The Best Two Years is very much a "Mormon movie"—it's about Mormons, by Mormons, for Mormons. The fascinating thing is that it may have real interest for evangelical Christians—especially those who consider the Church of Jesus Christ of Latter Day Saints a non-Christian cult, but may have more in common culturally with Mormons than they ever would have imagined.
This isn't the first "Mormon movie," either. Several predecessors are included in the "Christian" genre at Box Office Mojo—which defines the category as those movies "produced by Christians outside the Hollywood system to promote their principles." Alongside such titles as The Passion of The Christ, Left Behind and Luther, you'll find LDS titles like The Book of Mormon and Latter Day Night Live.
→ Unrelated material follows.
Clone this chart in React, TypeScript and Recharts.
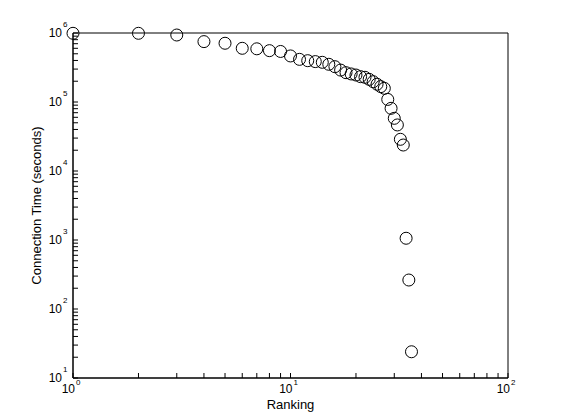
import { ScatterChart, Scatter, XAxis, YAxis, ReferenceArea } from 'recharts';

// rank of each connection and its total connection time (seconds)
const RANKS = [
  1, 2, 3, 4, 5, 6, 7, 8, 9, 10, 11, 12, 13, 14, 15, 16, 17, 18,
  19, 20, 21, 22, 23, 24, 25, 26, 27, 28, 29, 30, 31, 32, 33, 34, 35, 36,
];
const CONNECTION_TIME = [
  9.9e5, 9.9e5, 9.35e5, 7.5e5, 7.1e5, 6.0e5, 5.9e5, 5.55e5, 5.4e5, 4.65e5,
  4.15e5, 3.97e5, 3.85e5, 3.76e5, 3.52e5, 3.25e5, 2.9e5, 2.66e5, 2.55e5, 2.46e5,
  2.33e5, 2.28e5, 2.13e5, 1.97e5, 1.81e5, 1.67e5, 1.58e5, 1.09e5, 8.1e4, 5.8e4,
  4.65e4, 2.88e4, 2.38e4, 1.06e3, 2.63e2, 24,
];

const X_DECADES = [1, 10];
const Y_DECADES = [10, 100, 1e3, 1e4, 1e5];
const MULTIPLES = [1, 2, 3, 4, 5, 6, 7, 8, 9];

const X_TICKS = [...X_DECADES.flatMap((d) => MULTIPLES.map((m) => d * m)), 100];
const Y_TICKS = [...Y_DECADES.flatMap((d) => MULTIPLES.map((m) => d * m)), 1e6];

const data = RANKS.map((rank, i) => ({ rank, time: CONNECTION_TIME[i] }));

const FONT = '"Liberation Sans", Arial, Helvetica, sans-serif';
const TICK_LEN = 5;

function exponentOf(v: number): number | null {
  const e = Math.log10(v);
  return Math.abs(e - Math.round(e)) < 1e-9 ? Math.round(e) : null;
}

function BottomTick({ x, y, payload }: any) {
  const e = exponentOf(payload.value);
  return (
    <g>
      <line x1={x} x2={x} y1={y} y2={y - TICK_LEN} stroke="#000" />
      {e !== null && (
        <>
          <text x={x + 2} y={y + 15} textAnchor="end" fontSize={12} fontFamily={FONT} fill="#000">
            10
          </text>
          <text x={x + 3} y={y + 7} fontSize={8} fontFamily={FONT} fill="#000">
            {e}
          </text>
        </>
      )}
    </g>
  );
}

function TopTick({ x, y }: any) {
  return <line x1={x} x2={x} y1={y} y2={y + TICK_LEN} stroke="#000" />;
}

function LeftTick({ x, y, payload }: any) {
  const e = exponentOf(payload.value);
  return (
    <g>
      <line x1={x} x2={x + TICK_LEN} y1={y} y2={y} stroke="#000" />
      {e !== null && (
        <>
          <text x={x - 11} y={y + 4} textAnchor="end" fontSize={12} fontFamily={FONT} fill="#000">
            10
          </text>
          <text x={x - 10} y={y - 6} fontSize={8} fontFamily={FONT} fill="#000">
            {e}
          </text>
        </>
      )}
    </g>
  );
}

function RightTick({ x, y }: any) {
  return <line x1={x} x2={x - TICK_LEN} y1={y} y2={y} stroke="#000" />;
}

function Ring(props: any) {
  return <circle cx={props.cx} cy={props.cy} r={6} fill="none" stroke="#000" strokeWidth={1} />;
}

export default function App() {
  return (
    <div style={{ position: 'absolute', left: 0, top: 0, width: 561, height: 420, background: '#fff' }}>
      <ScatterChart width={561} height={420} margin={{ top: 33, right: 53, bottom: 0, left: 13 }}>
        <XAxis
          xAxisId="bottom"
          dataKey="rank"
          type="number"
          scale="log"
          domain={[1, 100]}
          ticks={X_TICKS}
          interval={0}
          height={42}
          tickSize={0}
          tickMargin={0}
          tickLine={false}
          stroke="#000"
          axisLine={{ stroke: '#000' }}
          tick={<BottomTick />}
          label={{
            value: 'Ranking',
            position: 'insideBottom',
            offset: 11,
            style: { fontSize: 13, fill: '#000', fontFamily: FONT },
          }}
        />
        <XAxis
          xAxisId="top"
          orientation="top"
          type="number"
          scale="log"
          domain={[1, 100]}
          ticks={X_TICKS}
          interval={0}
          height={0}
          tickSize={0}
          tickMargin={0}
          tickLine={false}
          stroke="#000"
          axisLine={{ stroke: '#000' }}
          tick={<TopTick />}
        />
        <YAxis
          yAxisId="left"
          dataKey="time"
          type="number"
          scale="log"
          domain={[10, 1e6]}
          ticks={Y_TICKS}
          interval={0}
          width={60}
          tickSize={0}
          tickMargin={0}
          tickLine={false}
          stroke="#000"
          axisLine={{ stroke: '#000' }}
          tick={<LeftTick />}
          label={{
            value: 'Connection Time (seconds)',
            angle: -90,
            position: 'insideLeft',
            offset: 23,
            style: { textAnchor: 'middle', fontSize: 13, fill: '#000', fontFamily: FONT },
          }}
        />
        <YAxis
          yAxisId="right"
          orientation="right"
          type="number"
          scale="log"
          domain={[10, 1e6]}
          ticks={Y_TICKS}
          interval={0}
          width={0}
          tickSize={0}
          tickMargin={0}
          tickLine={false}
          stroke="#000"
          axisLine={{ stroke: '#000' }}
          tick={<RightTick />}
        />
        <ReferenceArea
          xAxisId="bottom"
          yAxisId="left"
          x1={1}
          x2={100}
          y1={10}
          y2={1e6}
          fill="none"
          fillOpacity={0}
          stroke="#000"
          strokeOpacity={1}
          ifOverflow="visible"
        />
        <Scatter
          xAxisId="bottom"
          yAxisId="left"
          data={data}
          shape={<Ring />}
          isAnimationActive={false}
        />
      </ScatterChart>
    </div>
  );
}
The live theatre tradition among Mormons goes back a long way, and their strong affirmation of performing arts has yielded a niche-market film industry worth paying attention to. Films about Mormons—like The Other Side of Heaven and God's Army—are showing up in neighborhood video stores, which is where you'll probably find The Best Two Years once it finishes its limited theatrical run. (According to the production company's website, it's "Now Playing Across Utah—Coming Soon to Select Cities.")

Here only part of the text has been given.